## EXERCISE REQUIREMENTS
Write the material out again in full, word for word. Do not include the pictures.

• • • •

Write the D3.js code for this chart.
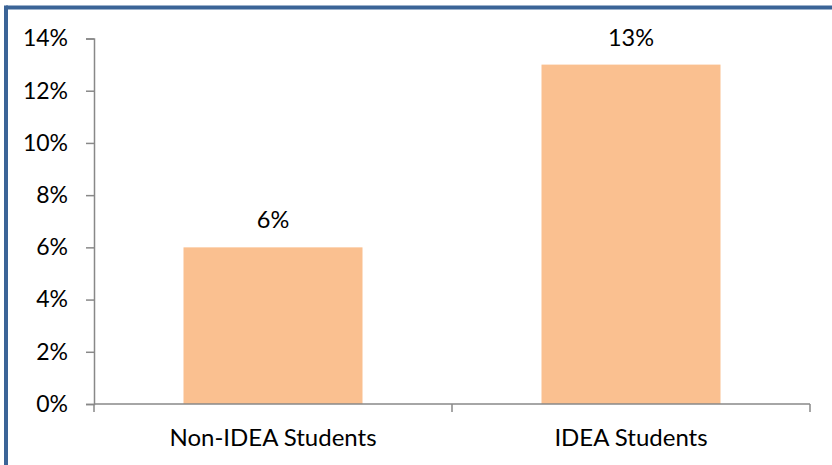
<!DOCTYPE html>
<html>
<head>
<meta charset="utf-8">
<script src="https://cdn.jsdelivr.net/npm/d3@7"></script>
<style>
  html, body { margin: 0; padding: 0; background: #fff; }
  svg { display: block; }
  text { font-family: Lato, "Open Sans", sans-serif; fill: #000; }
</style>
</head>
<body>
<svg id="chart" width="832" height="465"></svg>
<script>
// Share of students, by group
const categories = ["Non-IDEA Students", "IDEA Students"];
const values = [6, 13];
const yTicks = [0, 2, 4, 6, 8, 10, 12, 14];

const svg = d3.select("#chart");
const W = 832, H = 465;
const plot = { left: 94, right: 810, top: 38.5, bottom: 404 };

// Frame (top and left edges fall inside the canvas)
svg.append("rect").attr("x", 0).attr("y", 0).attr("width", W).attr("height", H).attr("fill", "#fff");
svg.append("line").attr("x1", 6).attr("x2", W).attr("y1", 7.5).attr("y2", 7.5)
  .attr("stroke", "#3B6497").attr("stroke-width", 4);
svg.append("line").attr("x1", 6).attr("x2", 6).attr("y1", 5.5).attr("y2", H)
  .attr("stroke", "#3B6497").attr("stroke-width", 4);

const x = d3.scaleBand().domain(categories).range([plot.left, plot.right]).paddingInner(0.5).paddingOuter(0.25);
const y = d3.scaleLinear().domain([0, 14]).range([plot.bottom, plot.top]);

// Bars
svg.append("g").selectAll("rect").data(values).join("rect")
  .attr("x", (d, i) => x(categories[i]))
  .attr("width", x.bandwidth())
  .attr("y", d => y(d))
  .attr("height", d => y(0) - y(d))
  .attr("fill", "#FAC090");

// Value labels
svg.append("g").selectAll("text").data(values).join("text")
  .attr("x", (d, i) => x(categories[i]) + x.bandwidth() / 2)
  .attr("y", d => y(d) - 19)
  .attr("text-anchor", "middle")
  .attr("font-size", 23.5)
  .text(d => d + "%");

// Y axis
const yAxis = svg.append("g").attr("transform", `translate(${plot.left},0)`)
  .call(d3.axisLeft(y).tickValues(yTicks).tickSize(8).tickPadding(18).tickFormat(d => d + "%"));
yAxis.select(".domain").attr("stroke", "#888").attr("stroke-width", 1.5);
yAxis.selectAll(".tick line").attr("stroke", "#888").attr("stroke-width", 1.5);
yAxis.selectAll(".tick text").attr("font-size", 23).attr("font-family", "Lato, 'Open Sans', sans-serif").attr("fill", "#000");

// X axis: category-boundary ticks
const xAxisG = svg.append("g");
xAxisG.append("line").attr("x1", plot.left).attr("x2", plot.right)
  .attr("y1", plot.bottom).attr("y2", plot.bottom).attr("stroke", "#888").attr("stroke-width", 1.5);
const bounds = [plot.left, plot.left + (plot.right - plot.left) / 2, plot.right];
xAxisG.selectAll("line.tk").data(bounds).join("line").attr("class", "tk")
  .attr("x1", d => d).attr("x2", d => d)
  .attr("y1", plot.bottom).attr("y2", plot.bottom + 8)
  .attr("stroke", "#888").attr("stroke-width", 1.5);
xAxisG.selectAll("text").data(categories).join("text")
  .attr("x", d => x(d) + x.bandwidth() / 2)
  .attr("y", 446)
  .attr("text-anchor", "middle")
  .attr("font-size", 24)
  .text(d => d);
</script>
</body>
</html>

• • • •

## WRITTEN SOLUTION
Write the D3.js code for this chart.
<!DOCTYPE html>
<html>
<head>
<meta charset="utf-8">
<script src="https://cdn.jsdelivr.net/npm/d3@7"></script>
<style>
  html, body { margin: 0; padding: 0; background: #fff; }
  svg { display: block; }
  text { font-family: Lato, "Open Sans", sans-serif; fill: #000; }
</style>
</head>
<body>
<svg id="chart" width="832" height="465"></svg>
<script>
// Share of students, by group
const categories = ["Non-IDEA Students", "IDEA Students"];
const values = [6, 13];
const yTicks = [0, 2, 4, 6, 8, 10, 12, 14];

const svg = d3.select("#chart");
const W = 832, H = 465;
const plot = { left: 94, right: 810, top: 38.5, bottom: 404 };

// Frame (top and left edges fall inside the canvas)
svg.append("rect").attr("x", 0).attr("y", 0).attr("width", W).attr("height", H).attr("fill", "#fff");
svg.append("line").attr("x1", 6).attr("x2", W).attr("y1", 7.5).attr("y2", 7.5)
  .attr("stroke", "#3B6497").attr("stroke-width", 4);
svg.append("line").attr("x1", 6).attr("x2", 6).attr("y1", 5.5).attr("y2", H)
  .attr("stroke", "#3B6497").attr("stroke-width", 4);

const x = d3.scaleBand().domain(categories).range([plot.left, plot.right]).paddingInner(0.5).paddingOuter(0.25);
const y = d3.scaleLinear().domain([0, 14]).range([plot.bottom, plot.top]);

// Bars
svg.append("g").selectAll("rect").data(values).join("rect")
  .attr("x", (d, i) => x(categories[i]))
  .attr("width", x.bandwidth())
  .attr("y", d => y(d))
  .attr("height", d => y(0) - y(d))
  .attr("fill", "#FAC090");

// Value labels
svg.append("g").selectAll("text").data(values).join("text")
  .attr("x", (d, i) => x(categories[i]) + x.bandwidth() / 2)
  .attr("y", d => y(d) - 19)
  .attr("text-anchor", "middle")
  .attr("font-size", 23.5)
  .text(d => d + "%");

// Y axis
const yAxis = svg.append("g").attr("transform", `translate(${plot.left},0)`)
  .call(d3.axisLeft(y).tickValues(yTicks).tickSize(8).tickPadding(18).tickFormat(d => d + "%"));
yAxis.select(".domain").attr("stroke", "#888").attr("stroke-width", 1.5);
yAxis.selectAll(".tick line").attr("stroke", "#888").attr("stroke-width", 1.5);
yAxis.selectAll(".tick text").attr("font-size", 23).attr("font-family", "Lato, 'Open Sans', sans-serif").attr("fill", "#000");

// X axis: category-boundary ticks
const xAxisG = svg.append("g");
xAxisG.append("line").attr("x1", plot.left).attr("x2", plot.right)
  .attr("y1", plot.bottom).attr("y2", plot.bottom).attr("stroke", "#888").attr("stroke-width", 1.5);
const bounds = [plot.left, plot.left + (plot.right - plot.left) / 2, plot.right];
xAxisG.selectAll("line.tk").data(bounds).join("line").attr("class", "tk")
  .attr("x1", d => d).attr("x2", d => d)
  .attr("y1", plot.bottom).attr("y2", plot.bottom + 8)
  .attr("stroke", "#888").attr("stroke-width", 1.5);
xAxisG.selectAll("text").data(categories).join("text")
  .attr("x", d => x(d) + x.bandwidth() / 2)
  .attr("y", 446)
  .attr("text-anchor", "middle")
  .attr("font-size", 24)
  .text(d => d);
</script>
</body>
</html>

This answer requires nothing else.